For years, I've only built up suicide lockrings and/or had cogs drilled for disc hub mounting to get my fixs on.

I'm finally building a dedicated fixed w/lockring wheel. I'm at a crossroads!

I'm leaning toward the grease only camp, but I'm thinking of the [email protected] pipe that I need to get enough leverage to pull a greased SS freewheel off a hub. 
I'm going to give Teflon tape and grease a try (but I'm skeptical because from my BB experience Teflon tape tends to ride up the threads during installation).
If the Teflon tape starts squishing out while installing cog, then in the end I'll have a hard time not taking Sheldon's advice...."It is a good idea to use a thread adhesive, such as Loctite."
http://www.sheldonbrown.com/harris/fixed-sprockets.html#surly

Then the question will become....how should I mount the lockring? Grease or locktite???????


----------



## monogod (Feb 10, 2006)

since its not a suicide either grease or a.s. will be fine, but NOT DRY! you dont need to loctite cogs or lockrings if both are properly installed.

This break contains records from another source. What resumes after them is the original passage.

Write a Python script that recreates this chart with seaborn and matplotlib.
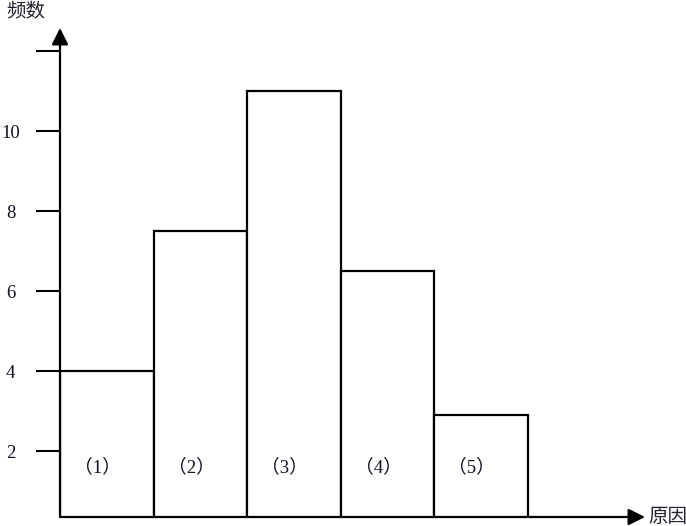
import matplotlib
matplotlib.use("Agg")
import matplotlib.pyplot as plt
import seaborn as sns

# Frequency of each cause
categories = ["（1）", "（2）", "（3）", "（4）", "（5）"]
values = [4, 7.5, 11, 6.5, 2.9]
y_ticks = [2, 4, 6, 8, 10, 12]
y_tick_labels = ["2", "4", "6", "8", "10", ""]

sns.set_theme(style="white")
plt.rcParams["font.family"] = ["Liberation Serif", "Noto Sans CJK SC", "DejaVu Sans"]

W, H = 686, 526
fig = plt.figure(figsize=(W / 100, H / 100), dpi=100)
fig.patch.set_facecolor("white")

# axes box: y axis at x=60px, baseline at y=517px, arrow tips at the far ends
left, right, bottom, top = 60, 645, 517, 28
ax = fig.add_axes([left / W, (H - bottom) / H, (right - left) / W, (bottom - top) / H])
ax.set_facecolor("white")

sns.barplot(x=categories, y=values, width=1, color="white",
            edgecolor="black", linewidth=1.6, ax=ax, zorder=2)

ax.set_xlim(-0.5, 5.75)
ax.set_ylim(0.35, 12.575)

for s in ax.spines.values():
    s.set_visible(False)

ax.set_xticks([])
ax.set_xlabel("")
ax.set_ylabel("")
ax.set_yticks(y_ticks)
ax.set_yticklabels(y_tick_labels, fontsize=13.5, color="#111122")
ax.tick_params(axis="y", direction="out", length=17.5, width=1.5,
               color="black", pad=18, left=True)
for lbl in ax.get_yticklabels():
    lbl.set_horizontalalignment("center")

# axis arrows
arrow = dict(arrowstyle="-|>,head_length=0.5,head_width=0.25", lw=1.6,
             color="black", mutation_scale=20, shrinkA=0, shrinkB=0)
ax.annotate("", xy=(1, 0), xytext=(0, 0), xycoords="axes fraction",
            arrowprops=arrow, zorder=5)
ax.annotate("", xy=(0, 1), xytext=(0, 0), xycoords="axes fraction",
            arrowprops=arrow, zorder=5)

# category labels inside the bars
for i, c in enumerate(categories):
    ax.text(i - 0.1, 1.6, c, ha="center", va="center", fontsize=13.5,
            color="#111122")

# axis titles
fig.text(26 / W, 1 - 12 / H, "频数", ha="center", va="center",
         fontsize=14, family=["Noto Sans CJK SC"], color="#222233")
fig.text(648 / W, 1 - 517 / H, "原因", ha="left", va="center",
         fontsize=14, family=["Noto Sans CJK SC"], color="#222233")

fig.savefig("out.png", dpi=100, facecolor="white")
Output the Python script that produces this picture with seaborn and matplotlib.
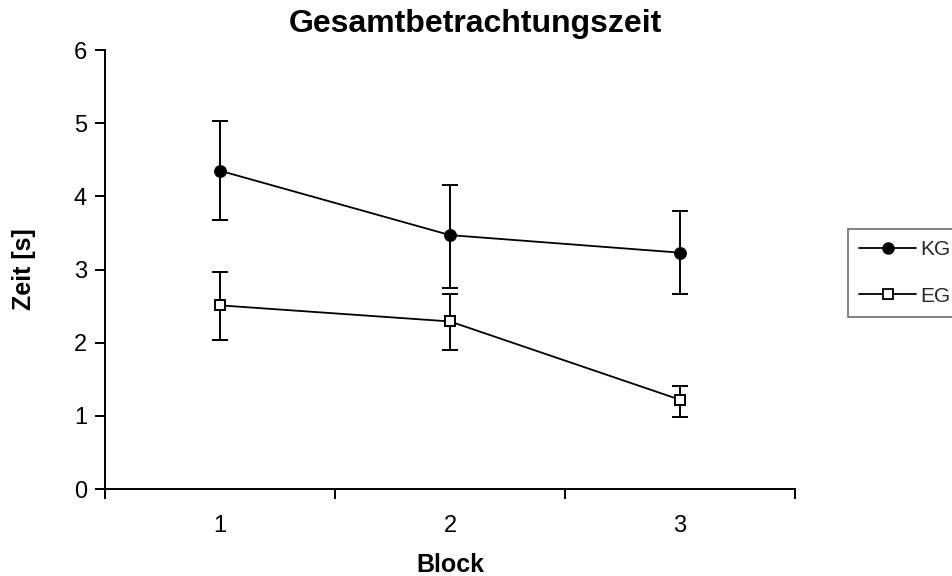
import matplotlib
matplotlib.use("Agg")
import matplotlib.pyplot as plt
import seaborn as sns
import pandas as pd
import numpy as np
from matplotlib.lines import Line2D

blocks = ["1", "2", "3"]
kg_mean = [4.35, 3.47, 3.23]
kg_upper = [5.03, 4.15, 3.80]
kg_lower = [3.68, 2.75, 2.66]
eg_mean = [2.51, 2.29, 1.22]
eg_upper = [2.96, 2.66, 1.41]
eg_lower = [2.04, 1.90, 0.99]

sns.set_theme(style="white")
plt.rcParams['font.family'] = ['Liberation Sans', 'DejaVu Sans']

fig = plt.figure(figsize=(9.52, 5.76), dpi=100)
ax = fig.add_axes([105/952, 1-489/576, 690/952, 439/576])

pos = np.arange(len(blocks))
df = pd.DataFrame({
    "pos": np.concatenate([pos, pos]),
    "Zeit": kg_mean + eg_mean,
    "Gruppe": ["KG"]*3 + ["EG"]*3,
})

sns.lineplot(data=df, x="pos", y="Zeit", hue="Gruppe", style="Gruppe",
             palette={"KG": "black", "EG": "black"},
             markers={"KG": "o", "EG": "s"}, dashes=False,
             markersize=8.5, linewidth=1.3, ax=ax, legend=False, zorder=3)
lines = ax.get_lines()
lines[0].set_markerfacecolor("black"); lines[0].set_markeredgecolor("black")
lines[1].set_markerfacecolor("white"); lines[1].set_markeredgecolor("black")
lines[1].set_markersize(7.5); lines[1].set_markeredgewidth(1.4)

for mean, lo, hi in [(kg_mean, kg_lower, kg_upper), (eg_mean, eg_lower, eg_upper)]:
    m = np.array(mean)
    yerr = np.vstack([m - np.array(lo), np.array(hi) - m])
    ax.errorbar(pos, m, yerr=yerr, fmt="none", ecolor="black",
                elinewidth=1.4, capsize=5.5, capthick=1.4, zorder=2)

h1 = Line2D([], [], color="black", marker="o", markersize=8, lw=1.3,
            markerfacecolor="black")
h2 = Line2D([], [], color="black", marker="s", markersize=7, lw=1.3,
            markerfacecolor="white", markeredgewidth=1.3)
leg = fig.legend([h1, h2], ["KG", "EG"], loc="upper left",
                 bbox_to_anchor=(848/952, 1-229/576), fontsize=15,
                 frameon=True, fancybox=False, borderaxespad=0,
                 handlelength=2.7, handletextpad=0.2, borderpad=0.55,
                 labelspacing=1.3)
leg.get_frame().set_edgecolor("#555555")
leg.get_frame().set_linewidth(1.3)

ax.set_xlim(-0.5, 2.5)
ax.set_ylim(0, 6)
ax.set_yticks(range(0, 7))
ax.set_xticks(pos)
ax.set_xticklabels(blocks)
ax.set_xticks([-0.5, 0.5, 1.5, 2.5], minor=True)
ax.tick_params(axis="x", which="major", length=0, labelsize=17, pad=19,
               labelcolor="black")
ax.tick_params(axis="x", which="minor", length=7, width=1.4, direction="out",
               bottom=True, color="black")
ax.tick_params(axis="y", length=7, width=1.4, direction="out", left=True,
               labelsize=17, color="black", pad=6, labelcolor="black")
for s in ["top", "right"]:
    ax.spines[s].set_visible(False)
for s in ["left", "bottom"]:
    ax.spines[s].set_color("black")
    ax.spines[s].set_linewidth(1.4)

ax.set_xlabel("Block", fontsize=18, fontweight="bold", labelpad=11,
              color="black")
ax.set_ylabel("Zeit [s]", fontsize=18, fontweight="bold", labelpad=27,
              color="black")
fig.text(475/952, 1-24/576, "Gesamtbetrachtungszeit", fontsize=23,
         fontweight="bold", color="black", ha="center", va="center")

fig.savefig("out.png", dpi=100)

also, check out the miche track cog system if you are going to be changing gearing much. it uses a carrier that is installed like a normal cog then the actual cog simply slips onto the carrier. this way when you change gearing you do not have to unthread anything other than the lockring. this minimizes the risk of damage to the hub. the cost is comparable to normal track cogs.

the first pic is of the carrier. the second of the cog. the third is the cog on the carrier.


----------



## themanmonkey (Nov 1, 2005)

The Miche is the nazz, though without "the god given ass." I'm currently working on a new track frame for this winters season and going to build it up with the Miche track group. I've got a bunch of folks running these right now with good results. At the shop we seem to sell the Miche cog set-up to folks that ride velodromes and the Dura-Ace cogs to those that are urban fixed.

This is understandable since urban riders don't change their gears very often, but track riders might change gear ranges 3-4 times an evening. I've tried the Suntour, Shimano, and Campagnolo cogs and keep coming back to my old T.D.C. cogs. Alas, the T.D.C.s haven't been made is like 50 years, so I need to try something different. The Phil Wood cogs look sharp and well made (like most things made by PW), but I haven't tried them.

I should also say that the Miche set-up would totally be the way to go for fixed off-road riding. Keep a couple of cogs in your pocket and a hook tool and you're ready for anything.
best,
MonkeyB


----------



## anthony.delorenzo (Aug 17, 2006)

buffal0b1ll said:


> 'm leaning toward the grease only camp, but I'm thinking of the [email protected] pipe that I need to get enough leverage to pull a greased SS freewheel off a hub.
> 
> <snipped>
> 
> Then the question will become....how should I mount the lockring? Grease or locktite???????


The first time I took a cog off, I just took my lockring off and used the cranks to get it off. However, I had one that wouldn't budge, even with me being 250+ lbs. I tried out this rotafix method and it worked great, not much straining at all to get the cog loose.

Grease the cog and lockring, loctite isn't needed. Just check your lockring after your first few rides, as the cog tends to tighten up and you need to snug down the lockring.

The lockring doesn't need to be super-torqued, it just needs to be snug enough that the cog can't slip around at all.